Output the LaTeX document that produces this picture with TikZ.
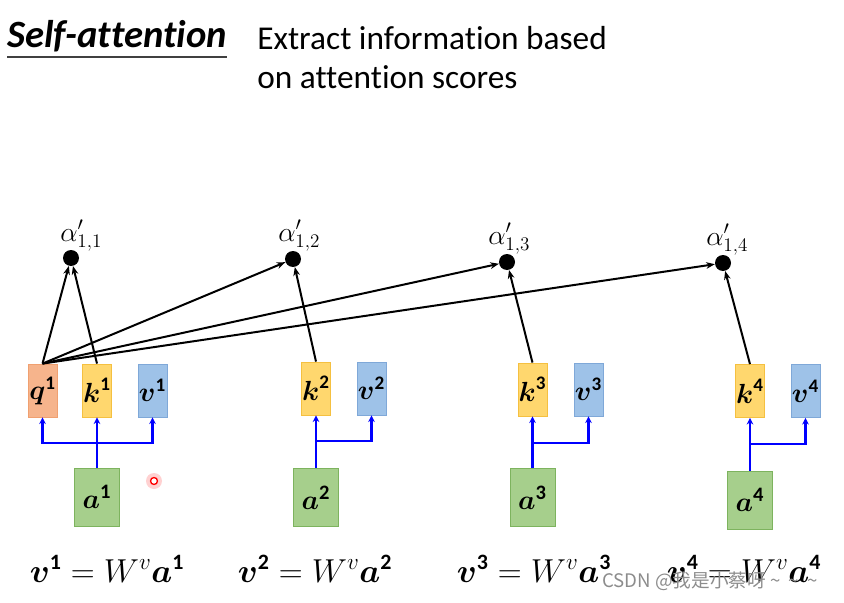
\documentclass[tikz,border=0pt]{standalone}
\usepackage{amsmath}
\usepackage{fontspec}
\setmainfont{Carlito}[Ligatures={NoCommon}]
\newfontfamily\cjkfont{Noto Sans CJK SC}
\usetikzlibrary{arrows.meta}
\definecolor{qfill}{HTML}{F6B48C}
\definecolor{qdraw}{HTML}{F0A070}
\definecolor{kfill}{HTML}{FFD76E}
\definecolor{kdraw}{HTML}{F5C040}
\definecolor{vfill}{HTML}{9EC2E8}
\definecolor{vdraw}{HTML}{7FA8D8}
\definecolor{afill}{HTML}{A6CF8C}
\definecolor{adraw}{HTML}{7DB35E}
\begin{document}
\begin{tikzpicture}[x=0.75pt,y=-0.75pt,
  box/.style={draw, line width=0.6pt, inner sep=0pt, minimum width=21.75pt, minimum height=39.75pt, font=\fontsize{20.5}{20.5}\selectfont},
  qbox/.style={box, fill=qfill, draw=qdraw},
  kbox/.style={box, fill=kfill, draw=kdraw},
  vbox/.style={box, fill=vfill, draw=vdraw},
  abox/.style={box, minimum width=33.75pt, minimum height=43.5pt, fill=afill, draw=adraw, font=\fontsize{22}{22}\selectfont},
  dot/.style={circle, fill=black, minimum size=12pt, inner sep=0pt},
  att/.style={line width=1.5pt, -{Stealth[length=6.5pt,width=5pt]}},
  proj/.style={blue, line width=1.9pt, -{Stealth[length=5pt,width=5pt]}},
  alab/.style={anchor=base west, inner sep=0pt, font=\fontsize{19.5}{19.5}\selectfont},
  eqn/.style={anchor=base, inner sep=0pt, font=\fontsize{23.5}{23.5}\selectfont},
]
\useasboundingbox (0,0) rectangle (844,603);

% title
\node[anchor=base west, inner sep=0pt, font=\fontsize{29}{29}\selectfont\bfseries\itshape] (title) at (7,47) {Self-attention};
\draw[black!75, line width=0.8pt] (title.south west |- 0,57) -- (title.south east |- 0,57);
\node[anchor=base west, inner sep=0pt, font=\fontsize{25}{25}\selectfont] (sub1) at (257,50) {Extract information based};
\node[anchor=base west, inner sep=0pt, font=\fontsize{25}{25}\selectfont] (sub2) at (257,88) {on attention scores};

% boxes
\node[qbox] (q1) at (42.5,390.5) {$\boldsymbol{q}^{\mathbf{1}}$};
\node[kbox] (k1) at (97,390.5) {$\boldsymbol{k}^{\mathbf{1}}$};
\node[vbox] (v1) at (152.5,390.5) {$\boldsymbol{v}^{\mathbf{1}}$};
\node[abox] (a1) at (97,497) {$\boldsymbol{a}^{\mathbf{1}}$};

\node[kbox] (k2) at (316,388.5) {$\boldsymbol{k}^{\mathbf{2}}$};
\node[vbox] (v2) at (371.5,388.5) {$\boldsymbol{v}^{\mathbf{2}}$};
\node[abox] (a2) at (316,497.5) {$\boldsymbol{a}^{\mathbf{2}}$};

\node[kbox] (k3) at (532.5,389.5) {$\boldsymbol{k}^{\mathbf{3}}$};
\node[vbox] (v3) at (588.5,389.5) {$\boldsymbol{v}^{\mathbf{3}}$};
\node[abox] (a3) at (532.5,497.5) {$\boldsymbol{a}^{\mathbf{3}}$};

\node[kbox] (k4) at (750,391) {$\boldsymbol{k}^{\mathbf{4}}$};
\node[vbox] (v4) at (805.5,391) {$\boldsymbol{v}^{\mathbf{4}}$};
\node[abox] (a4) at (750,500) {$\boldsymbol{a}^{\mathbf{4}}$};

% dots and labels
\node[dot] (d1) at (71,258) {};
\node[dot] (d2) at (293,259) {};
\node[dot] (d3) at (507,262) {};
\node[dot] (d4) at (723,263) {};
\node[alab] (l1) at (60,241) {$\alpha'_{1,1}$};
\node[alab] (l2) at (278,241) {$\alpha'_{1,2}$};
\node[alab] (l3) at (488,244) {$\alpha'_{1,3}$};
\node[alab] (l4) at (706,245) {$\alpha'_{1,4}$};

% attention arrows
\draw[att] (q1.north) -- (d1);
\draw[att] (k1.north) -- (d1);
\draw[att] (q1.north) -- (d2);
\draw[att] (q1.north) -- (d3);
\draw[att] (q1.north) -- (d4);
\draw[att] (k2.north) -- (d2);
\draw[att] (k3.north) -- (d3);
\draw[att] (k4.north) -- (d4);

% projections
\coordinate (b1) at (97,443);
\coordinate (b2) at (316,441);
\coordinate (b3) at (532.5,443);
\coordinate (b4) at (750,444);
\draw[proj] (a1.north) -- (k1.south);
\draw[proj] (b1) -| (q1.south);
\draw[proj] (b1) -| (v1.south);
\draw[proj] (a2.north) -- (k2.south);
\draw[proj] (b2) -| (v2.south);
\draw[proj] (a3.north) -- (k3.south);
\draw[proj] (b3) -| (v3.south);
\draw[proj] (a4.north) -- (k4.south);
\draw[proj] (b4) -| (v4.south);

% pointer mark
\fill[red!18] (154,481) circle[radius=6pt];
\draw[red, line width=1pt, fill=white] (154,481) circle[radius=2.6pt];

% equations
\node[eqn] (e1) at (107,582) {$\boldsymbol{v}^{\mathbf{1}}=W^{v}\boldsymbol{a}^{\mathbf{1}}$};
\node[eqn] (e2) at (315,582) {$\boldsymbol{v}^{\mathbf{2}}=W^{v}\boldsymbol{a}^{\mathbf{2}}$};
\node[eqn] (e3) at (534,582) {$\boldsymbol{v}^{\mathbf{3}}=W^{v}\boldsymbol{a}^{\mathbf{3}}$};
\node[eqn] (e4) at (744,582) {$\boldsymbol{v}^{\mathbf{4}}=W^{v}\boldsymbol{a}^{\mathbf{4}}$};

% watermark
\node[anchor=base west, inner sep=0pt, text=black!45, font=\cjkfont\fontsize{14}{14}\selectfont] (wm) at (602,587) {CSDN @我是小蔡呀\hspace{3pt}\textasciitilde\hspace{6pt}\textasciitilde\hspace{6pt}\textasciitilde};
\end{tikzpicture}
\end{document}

• [Aim]:
Transcribe the preceding listing in its entirety and with exact wording, leaving out pictures.

• [Task answer]:
Output the LaTeX document that produces this picture with TikZ.
\documentclass[tikz,border=0pt]{standalone}
\usepackage{amsmath}
\usepackage{fontspec}
\setmainfont{Carlito}[Ligatures={NoCommon}]
\newfontfamily\cjkfont{Noto Sans CJK SC}
\usetikzlibrary{arrows.meta}
\definecolor{qfill}{HTML}{F6B48C}
\definecolor{qdraw}{HTML}{F0A070}
\definecolor{kfill}{HTML}{FFD76E}
\definecolor{kdraw}{HTML}{F5C040}
\definecolor{vfill}{HTML}{9EC2E8}
\definecolor{vdraw}{HTML}{7FA8D8}
\definecolor{afill}{HTML}{A6CF8C}
\definecolor{adraw}{HTML}{7DB35E}
\begin{document}
\begin{tikzpicture}[x=0.75pt,y=-0.75pt,
  box/.style={draw, line width=0.6pt, inner sep=0pt, minimum width=21.75pt, minimum height=39.75pt, font=\fontsize{20.5}{20.5}\selectfont},
  qbox/.style={box, fill=qfill, draw=qdraw},
  kbox/.style={box, fill=kfill, draw=kdraw},
  vbox/.style={box, fill=vfill, draw=vdraw},
  abox/.style={box, minimum width=33.75pt, minimum height=43.5pt, fill=afill, draw=adraw, font=\fontsize{22}{22}\selectfont},
  dot/.style={circle, fill=black, minimum size=12pt, inner sep=0pt},
  att/.style={line width=1.5pt, -{Stealth[length=6.5pt,width=5pt]}},
  proj/.style={blue, line width=1.9pt, -{Stealth[length=5pt,width=5pt]}},
  alab/.style={anchor=base west, inner sep=0pt, font=\fontsize{19.5}{19.5}\selectfont},
  eqn/.style={anchor=base, inner sep=0pt, font=\fontsize{23.5}{23.5}\selectfont},
]
\useasboundingbox (0,0) rectangle (844,603);

% title
\node[anchor=base west, inner sep=0pt, font=\fontsize{29}{29}\selectfont\bfseries\itshape] (title) at (7,47) {Self-attention};
\draw[black!75, line width=0.8pt] (title.south west |- 0,57) -- (title.south east |- 0,57);
\node[anchor=base west, inner sep=0pt, font=\fontsize{25}{25}\selectfont] (sub1) at (257,50) {Extract information based};
\node[anchor=base west, inner sep=0pt, font=\fontsize{25}{25}\selectfont] (sub2) at (257,88) {on attention scores};

% boxes
\node[qbox] (q1) at (42.5,390.5) {$\boldsymbol{q}^{\mathbf{1}}$};
\node[kbox] (k1) at (97,390.5) {$\boldsymbol{k}^{\mathbf{1}}$};
\node[vbox] (v1) at (152.5,390.5) {$\boldsymbol{v}^{\mathbf{1}}$};
\node[abox] (a1) at (97,497) {$\boldsymbol{a}^{\mathbf{1}}$};

\node[kbox] (k2) at (316,388.5) {$\boldsymbol{k}^{\mathbf{2}}$};
\node[vbox] (v2) at (371.5,388.5) {$\boldsymbol{v}^{\mathbf{2}}$};
\node[abox] (a2) at (316,497.5) {$\boldsymbol{a}^{\mathbf{2}}$};

\node[kbox] (k3) at (532.5,389.5) {$\boldsymbol{k}^{\mathbf{3}}$};
\node[vbox] (v3) at (588.5,389.5) {$\boldsymbol{v}^{\mathbf{3}}$};
\node[abox] (a3) at (532.5,497.5) {$\boldsymbol{a}^{\mathbf{3}}$};

\node[kbox] (k4) at (750,391) {$\boldsymbol{k}^{\mathbf{4}}$};
\node[vbox] (v4) at (805.5,391) {$\boldsymbol{v}^{\mathbf{4}}$};
\node[abox] (a4) at (750,500) {$\boldsymbol{a}^{\mathbf{4}}$};

% dots and labels
\node[dot] (d1) at (71,258) {};
\node[dot] (d2) at (293,259) {};
\node[dot] (d3) at (507,262) {};
\node[dot] (d4) at (723,263) {};
\node[alab] (l1) at (60,241) {$\alpha'_{1,1}$};
\node[alab] (l2) at (278,241) {$\alpha'_{1,2}$};
\node[alab] (l3) at (488,244) {$\alpha'_{1,3}$};
\node[alab] (l4) at (706,245) {$\alpha'_{1,4}$};

% attention arrows
\draw[att] (q1.north) -- (d1);
\draw[att] (k1.north) -- (d1);
\draw[att] (q1.north) -- (d2);
\draw[att] (q1.north) -- (d3);
\draw[att] (q1.north) -- (d4);
\draw[att] (k2.north) -- (d2);
\draw[att] (k3.north) -- (d3);
\draw[att] (k4.north) -- (d4);

% projections
\coordinate (b1) at (97,443);
\coordinate (b2) at (316,441);
\coordinate (b3) at (532.5,443);
\coordinate (b4) at (750,444);
\draw[proj] (a1.north) -- (k1.south);
\draw[proj] (b1) -| (q1.south);
\draw[proj] (b1) -| (v1.south);
\draw[proj] (a2.north) -- (k2.south);
\draw[proj] (b2) -| (v2.south);
\draw[proj] (a3.north) -- (k3.south);
\draw[proj] (b3) -| (v3.south);
\draw[proj] (a4.north) -- (k4.south);
\draw[proj] (b4) -| (v4.south);

% pointer mark
\fill[red!18] (154,481) circle[radius=6pt];
\draw[red, line width=1pt, fill=white] (154,481) circle[radius=2.6pt];

% equations
\node[eqn] (e1) at (107,582) {$\boldsymbol{v}^{\mathbf{1}}=W^{v}\boldsymbol{a}^{\mathbf{1}}$};
\node[eqn] (e2) at (315,582) {$\boldsymbol{v}^{\mathbf{2}}=W^{v}\boldsymbol{a}^{\mathbf{2}}$};
\node[eqn] (e3) at (534,582) {$\boldsymbol{v}^{\mathbf{3}}=W^{v}\boldsymbol{a}^{\mathbf{3}}$};
\node[eqn] (e4) at (744,582) {$\boldsymbol{v}^{\mathbf{4}}=W^{v}\boldsymbol{a}^{\mathbf{4}}$};

% watermark
\node[anchor=base west, inner sep=0pt, text=black!45, font=\cjkfont\fontsize{14}{14}\selectfont] (wm) at (602,587) {CSDN @我是小蔡呀\hspace{3pt}\textasciitilde\hspace{6pt}\textasciitilde\hspace{6pt}\textasciitilde};
\end{tikzpicture}
\end{document}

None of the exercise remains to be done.